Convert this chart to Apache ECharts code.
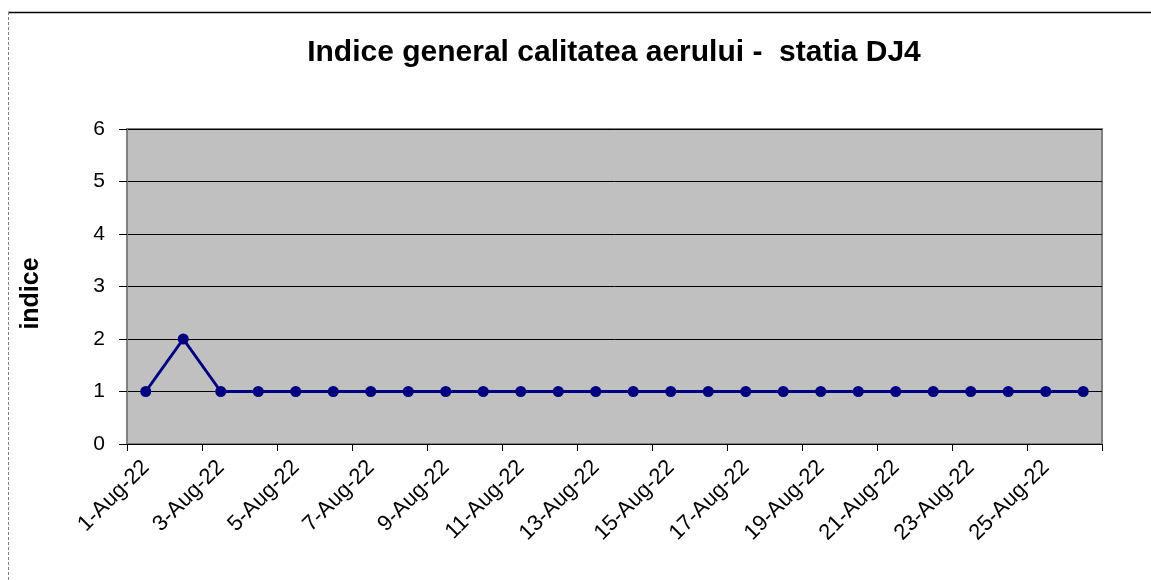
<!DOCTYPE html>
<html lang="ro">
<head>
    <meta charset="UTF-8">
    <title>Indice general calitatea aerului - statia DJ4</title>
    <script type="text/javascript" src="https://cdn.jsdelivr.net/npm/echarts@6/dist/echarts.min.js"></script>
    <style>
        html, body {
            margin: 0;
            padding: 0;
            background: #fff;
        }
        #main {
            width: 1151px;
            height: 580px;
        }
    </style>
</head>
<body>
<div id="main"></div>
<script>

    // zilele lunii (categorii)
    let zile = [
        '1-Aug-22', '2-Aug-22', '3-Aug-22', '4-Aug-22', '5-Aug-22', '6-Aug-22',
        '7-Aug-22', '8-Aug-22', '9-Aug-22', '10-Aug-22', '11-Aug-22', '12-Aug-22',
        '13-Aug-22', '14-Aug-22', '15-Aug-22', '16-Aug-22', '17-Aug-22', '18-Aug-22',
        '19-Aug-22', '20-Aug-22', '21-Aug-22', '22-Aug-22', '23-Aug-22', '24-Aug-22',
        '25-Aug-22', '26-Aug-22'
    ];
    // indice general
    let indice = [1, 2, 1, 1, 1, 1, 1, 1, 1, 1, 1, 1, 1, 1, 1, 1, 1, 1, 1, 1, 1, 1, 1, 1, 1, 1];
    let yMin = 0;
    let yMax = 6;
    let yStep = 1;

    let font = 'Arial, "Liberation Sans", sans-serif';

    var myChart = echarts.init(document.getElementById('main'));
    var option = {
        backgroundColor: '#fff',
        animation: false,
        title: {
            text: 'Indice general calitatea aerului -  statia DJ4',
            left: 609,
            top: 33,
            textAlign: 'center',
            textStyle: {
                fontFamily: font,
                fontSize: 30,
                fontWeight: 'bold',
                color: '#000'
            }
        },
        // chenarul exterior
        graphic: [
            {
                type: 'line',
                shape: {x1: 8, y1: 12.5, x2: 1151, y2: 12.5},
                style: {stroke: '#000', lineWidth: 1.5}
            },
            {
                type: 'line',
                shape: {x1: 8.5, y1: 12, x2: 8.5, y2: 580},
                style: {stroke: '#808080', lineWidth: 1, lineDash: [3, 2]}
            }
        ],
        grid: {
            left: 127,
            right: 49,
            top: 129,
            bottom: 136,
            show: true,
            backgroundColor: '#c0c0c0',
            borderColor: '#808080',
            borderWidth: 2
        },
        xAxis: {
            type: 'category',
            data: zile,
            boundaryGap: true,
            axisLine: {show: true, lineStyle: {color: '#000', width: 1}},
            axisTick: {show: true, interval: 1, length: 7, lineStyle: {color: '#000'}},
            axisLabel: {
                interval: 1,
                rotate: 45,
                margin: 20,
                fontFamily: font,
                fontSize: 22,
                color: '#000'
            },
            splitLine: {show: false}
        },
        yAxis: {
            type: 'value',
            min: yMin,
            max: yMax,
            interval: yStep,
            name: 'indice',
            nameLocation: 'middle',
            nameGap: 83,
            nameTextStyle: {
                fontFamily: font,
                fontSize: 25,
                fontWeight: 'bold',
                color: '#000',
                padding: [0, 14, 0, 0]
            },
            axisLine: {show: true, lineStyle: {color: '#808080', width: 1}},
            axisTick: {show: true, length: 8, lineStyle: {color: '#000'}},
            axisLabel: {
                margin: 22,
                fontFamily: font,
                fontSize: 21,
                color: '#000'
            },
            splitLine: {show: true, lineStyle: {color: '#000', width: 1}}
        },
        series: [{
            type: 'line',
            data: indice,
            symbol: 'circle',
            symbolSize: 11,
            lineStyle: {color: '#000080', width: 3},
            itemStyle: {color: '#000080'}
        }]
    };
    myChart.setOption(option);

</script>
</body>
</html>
= = = = = = =
Replicate the material above verbatim; images stay out of the copy.

Convert this chart to Apache ECharts code.
<!DOCTYPE html>
<html lang="ro">
<head>
    <meta charset="UTF-8">
    <title>Indice general calitatea aerului - statia DJ4</title>
    <script type="text/javascript" src="https://cdn.jsdelivr.net/npm/echarts@6/dist/echarts.min.js"></script>
    <style>
        html, body {
            margin: 0;
            padding: 0;
            background: #fff;
        }
        #main {
            width: 1151px;
            height: 580px;
        }
    </style>
</head>
<body>
<div id="main"></div>
<script>

    // zilele lunii (categorii)
    let zile = [
        '1-Aug-22', '2-Aug-22', '3-Aug-22', '4-Aug-22', '5-Aug-22', '6-Aug-22',
        '7-Aug-22', '8-Aug-22', '9-Aug-22', '10-Aug-22', '11-Aug-22', '12-Aug-22',
        '13-Aug-22', '14-Aug-22', '15-Aug-22', '16-Aug-22', '17-Aug-22', '18-Aug-22',
        '19-Aug-22', '20-Aug-22', '21-Aug-22', '22-Aug-22', '23-Aug-22', '24-Aug-22',
        '25-Aug-22', '26-Aug-22'
    ];
    // indice general
    let indice = [1, 2, 1, 1, 1, 1, 1, 1, 1, 1, 1, 1, 1, 1, 1, 1, 1, 1, 1, 1, 1, 1, 1, 1, 1, 1];
    let yMin = 0;
    let yMax = 6;
    let yStep = 1;

    let font = 'Arial, "Liberation Sans", sans-serif';

    var myChart = echarts.init(document.getElementById('main'));
    var option = {
        backgroundColor: '#fff',
        animation: false,
        title: {
            text: 'Indice general calitatea aerului -  statia DJ4',
            left: 609,
            top: 33,
            textAlign: 'center',
            textStyle: {
                fontFamily: font,
                fontSize: 30,
                fontWeight: 'bold',
                color: '#000'
            }
        },
        // chenarul exterior
        graphic: [
            {
                type: 'line',
                shape: {x1: 8, y1: 12.5, x2: 1151, y2: 12.5},
                style: {stroke: '#000', lineWidth: 1.5}
            },
            {
                type: 'line',
                shape: {x1: 8.5, y1: 12, x2: 8.5, y2: 580},
                style: {stroke: '#808080', lineWidth: 1, lineDash: [3, 2]}
            }
        ],
        grid: {
            left: 127,
            right: 49,
            top: 129,
            bottom: 136,
            show: true,
            backgroundColor: '#c0c0c0',
            borderColor: '#808080',
            borderWidth: 2
        },
        xAxis: {
            type: 'category',
            data: zile,
            boundaryGap: true,
            axisLine: {show: true, lineStyle: {color: '#000', width: 1}},
            axisTick: {show: true, interval: 1, length: 7, lineStyle: {color: '#000'}},
            axisLabel: {
                interval: 1,
                rotate: 45,
                margin: 20,
                fontFamily: font,
                fontSize: 22,
                color: '#000'
            },
            splitLine: {show: false}
        },
        yAxis: {
            type: 'value',
            min: yMin,
            max: yMax,
            interval: yStep,
            name: 'indice',
            nameLocation: 'middle',
            nameGap: 83,
            nameTextStyle: {
                fontFamily: font,
                fontSize: 25,
                fontWeight: 'bold',
                color: '#000',
                padding: [0, 14, 0, 0]
            },
            axisLine: {show: true, lineStyle: {color: '#808080', width: 1}},
            axisTick: {show: true, length: 8, lineStyle: {color: '#000'}},
            axisLabel: {
                margin: 22,
                fontFamily: font,
                fontSize: 21,
                color: '#000'
            },
            splitLine: {show: true, lineStyle: {color: '#000', width: 1}}
        },
        series: [{
            type: 'line',
            data: indice,
            symbol: 'circle',
            symbolSize: 11,
            lineStyle: {color: '#000080', width: 3},
            itemStyle: {color: '#000080'}
        }]
    };
    myChart.setOption(option);

</script>
</body>
</html>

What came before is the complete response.